→ Charts and diagrams as code:
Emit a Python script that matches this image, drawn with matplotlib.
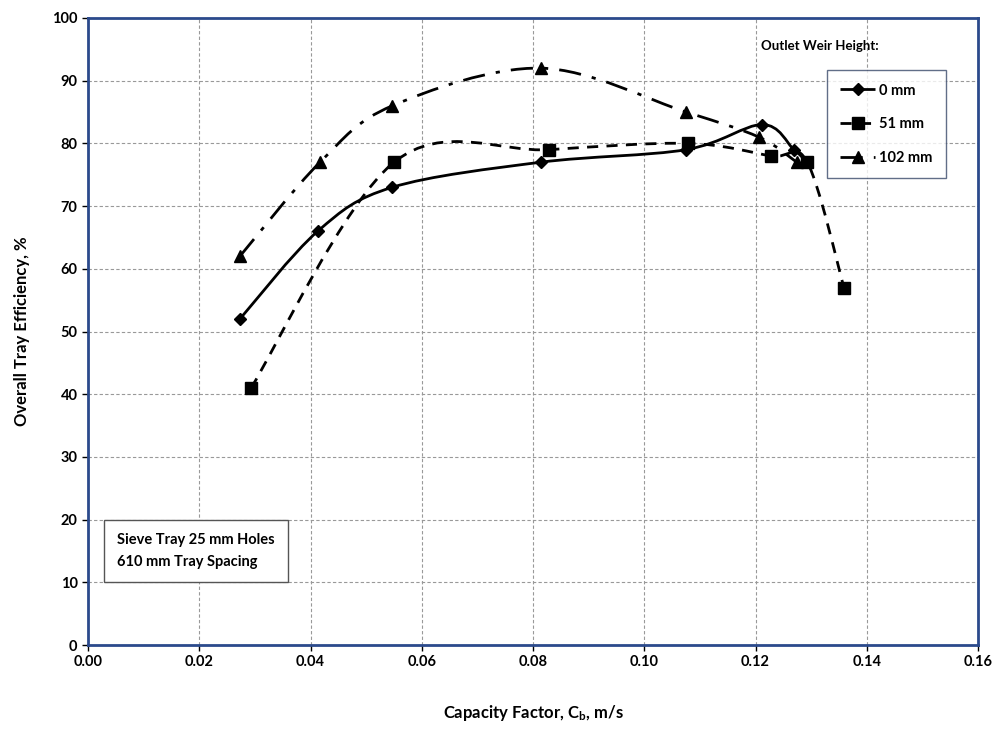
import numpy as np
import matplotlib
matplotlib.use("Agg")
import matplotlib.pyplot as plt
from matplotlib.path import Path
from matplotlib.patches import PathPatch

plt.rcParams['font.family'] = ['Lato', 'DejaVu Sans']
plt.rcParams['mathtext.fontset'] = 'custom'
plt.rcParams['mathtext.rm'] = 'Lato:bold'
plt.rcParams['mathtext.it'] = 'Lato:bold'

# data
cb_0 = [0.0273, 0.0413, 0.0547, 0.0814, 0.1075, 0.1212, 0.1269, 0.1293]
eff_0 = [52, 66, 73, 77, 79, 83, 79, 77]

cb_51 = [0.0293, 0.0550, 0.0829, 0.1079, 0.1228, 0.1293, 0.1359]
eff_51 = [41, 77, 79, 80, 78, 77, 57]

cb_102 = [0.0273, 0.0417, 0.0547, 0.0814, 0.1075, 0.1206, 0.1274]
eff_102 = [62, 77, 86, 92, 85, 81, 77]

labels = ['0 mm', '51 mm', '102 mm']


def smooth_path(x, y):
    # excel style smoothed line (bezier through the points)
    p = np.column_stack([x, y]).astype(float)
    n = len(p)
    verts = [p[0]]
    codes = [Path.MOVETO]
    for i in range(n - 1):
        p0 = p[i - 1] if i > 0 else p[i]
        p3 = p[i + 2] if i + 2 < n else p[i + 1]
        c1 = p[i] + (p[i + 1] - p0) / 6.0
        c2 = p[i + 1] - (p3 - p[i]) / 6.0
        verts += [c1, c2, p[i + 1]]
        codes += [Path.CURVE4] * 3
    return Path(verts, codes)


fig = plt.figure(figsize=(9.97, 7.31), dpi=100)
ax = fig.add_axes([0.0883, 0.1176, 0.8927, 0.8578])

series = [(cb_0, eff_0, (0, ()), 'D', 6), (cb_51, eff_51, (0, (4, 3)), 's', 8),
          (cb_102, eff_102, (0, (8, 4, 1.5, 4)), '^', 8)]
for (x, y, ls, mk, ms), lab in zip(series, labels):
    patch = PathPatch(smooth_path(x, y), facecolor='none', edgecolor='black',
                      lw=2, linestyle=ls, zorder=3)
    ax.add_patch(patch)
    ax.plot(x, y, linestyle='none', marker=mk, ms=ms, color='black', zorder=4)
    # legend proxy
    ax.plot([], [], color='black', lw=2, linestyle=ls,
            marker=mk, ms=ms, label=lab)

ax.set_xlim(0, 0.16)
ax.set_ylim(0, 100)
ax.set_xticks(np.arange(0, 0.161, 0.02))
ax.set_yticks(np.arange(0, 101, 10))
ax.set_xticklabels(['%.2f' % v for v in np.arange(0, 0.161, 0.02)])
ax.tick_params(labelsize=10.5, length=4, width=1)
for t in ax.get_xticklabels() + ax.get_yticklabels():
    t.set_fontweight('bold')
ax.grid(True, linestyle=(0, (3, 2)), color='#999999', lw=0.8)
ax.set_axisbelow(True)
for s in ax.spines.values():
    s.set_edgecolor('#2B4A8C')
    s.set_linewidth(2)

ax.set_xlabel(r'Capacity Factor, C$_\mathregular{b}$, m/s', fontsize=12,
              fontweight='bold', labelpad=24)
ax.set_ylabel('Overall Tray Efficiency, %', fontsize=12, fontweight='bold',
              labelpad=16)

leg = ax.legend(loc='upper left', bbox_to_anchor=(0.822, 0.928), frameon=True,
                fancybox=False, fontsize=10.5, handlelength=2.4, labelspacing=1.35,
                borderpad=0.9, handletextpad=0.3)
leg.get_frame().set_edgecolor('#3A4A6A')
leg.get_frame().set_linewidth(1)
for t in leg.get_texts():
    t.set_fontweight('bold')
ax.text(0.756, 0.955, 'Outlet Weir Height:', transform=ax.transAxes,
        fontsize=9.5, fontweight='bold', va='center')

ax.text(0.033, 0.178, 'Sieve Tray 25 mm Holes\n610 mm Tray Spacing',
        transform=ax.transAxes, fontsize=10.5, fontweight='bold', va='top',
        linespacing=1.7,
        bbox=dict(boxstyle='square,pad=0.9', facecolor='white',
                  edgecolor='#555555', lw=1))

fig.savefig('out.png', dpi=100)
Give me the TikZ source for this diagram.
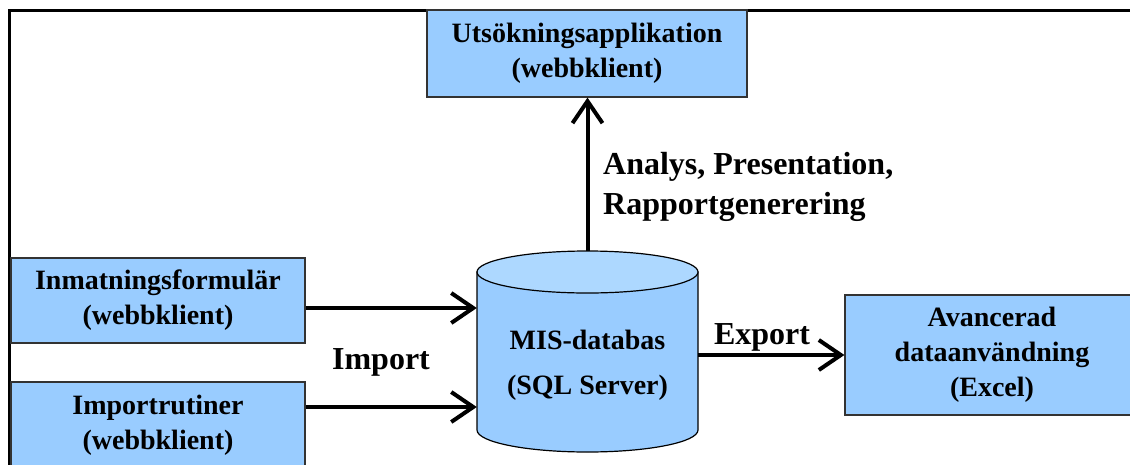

→ EXERCISE AIM: Reproduce the material in its entirety and word for word, without the pictures.

→ ANSWER:
Emit a Python script that matches this image, drawn with matplotlib.
import numpy as np
import matplotlib
matplotlib.use("Agg")
import matplotlib.pyplot as plt
from matplotlib.path import Path
from matplotlib.patches import PathPatch

plt.rcParams['font.family'] = ['Lato', 'DejaVu Sans']
plt.rcParams['mathtext.fontset'] = 'custom'
plt.rcParams['mathtext.rm'] = 'Lato:bold'
plt.rcParams['mathtext.it'] = 'Lato:bold'

# data
cb_0 = [0.0273, 0.0413, 0.0547, 0.0814, 0.1075, 0.1212, 0.1269, 0.1293]
eff_0 = [52, 66, 73, 77, 79, 83, 79, 77]

cb_51 = [0.0293, 0.0550, 0.0829, 0.1079, 0.1228, 0.1293, 0.1359]
eff_51 = [41, 77, 79, 80, 78, 77, 57]

cb_102 = [0.0273, 0.0417, 0.0547, 0.0814, 0.1075, 0.1206, 0.1274]
eff_102 = [62, 77, 86, 92, 85, 81, 77]

labels = ['0 mm', '51 mm', '102 mm']


def smooth_path(x, y):
    # excel style smoothed line (bezier through the points)
    p = np.column_stack([x, y]).astype(float)
    n = len(p)
    verts = [p[0]]
    codes = [Path.MOVETO]
    for i in range(n - 1):
        p0 = p[i - 1] if i > 0 else p[i]
        p3 = p[i + 2] if i + 2 < n else p[i + 1]
        c1 = p[i] + (p[i + 1] - p0) / 6.0
        c2 = p[i + 1] - (p3 - p[i]) / 6.0
        verts += [c1, c2, p[i + 1]]
        codes += [Path.CURVE4] * 3
    return Path(verts, codes)


fig = plt.figure(figsize=(9.97, 7.31), dpi=100)
ax = fig.add_axes([0.0883, 0.1176, 0.8927, 0.8578])

series = [(cb_0, eff_0, (0, ()), 'D', 6), (cb_51, eff_51, (0, (4, 3)), 's', 8),
          (cb_102, eff_102, (0, (8, 4, 1.5, 4)), '^', 8)]
for (x, y, ls, mk, ms), lab in zip(series, labels):
    patch = PathPatch(smooth_path(x, y), facecolor='none', edgecolor='black',
                      lw=2, linestyle=ls, zorder=3)
    ax.add_patch(patch)
    ax.plot(x, y, linestyle='none', marker=mk, ms=ms, color='black', zorder=4)
    # legend proxy
    ax.plot([], [], color='black', lw=2, linestyle=ls,
            marker=mk, ms=ms, label=lab)

ax.set_xlim(0, 0.16)
ax.set_ylim(0, 100)
ax.set_xticks(np.arange(0, 0.161, 0.02))
ax.set_yticks(np.arange(0, 101, 10))
ax.set_xticklabels(['%.2f' % v for v in np.arange(0, 0.161, 0.02)])
ax.tick_params(labelsize=10.5, length=4, width=1)
for t in ax.get_xticklabels() + ax.get_yticklabels():
    t.set_fontweight('bold')
ax.grid(True, linestyle=(0, (3, 2)), color='#999999', lw=0.8)
ax.set_axisbelow(True)
for s in ax.spines.values():
    s.set_edgecolor('#2B4A8C')
    s.set_linewidth(2)

ax.set_xlabel(r'Capacity Factor, C$_\mathregular{b}$, m/s', fontsize=12,
              fontweight='bold', labelpad=24)
ax.set_ylabel('Overall Tray Efficiency, %', fontsize=12, fontweight='bold',
              labelpad=16)

leg = ax.legend(loc='upper left', bbox_to_anchor=(0.822, 0.928), frameon=True,
                fancybox=False, fontsize=10.5, handlelength=2.4, labelspacing=1.35,
                borderpad=0.9, handletextpad=0.3)
leg.get_frame().set_edgecolor('#3A4A6A')
leg.get_frame().set_linewidth(1)
for t in leg.get_texts():
    t.set_fontweight('bold')
ax.text(0.756, 0.955, 'Outlet Weir Height:', transform=ax.transAxes,
        fontsize=9.5, fontweight='bold', va='center')

ax.text(0.033, 0.178, 'Sieve Tray 25 mm Holes\n610 mm Tray Spacing',
        transform=ax.transAxes, fontsize=10.5, fontweight='bold', va='top',
        linespacing=1.7,
        bbox=dict(boxstyle='square,pad=0.9', facecolor='white',
                  edgecolor='#555555', lw=1))

fig.savefig('out.png', dpi=100)
Give me the TikZ source for this diagram.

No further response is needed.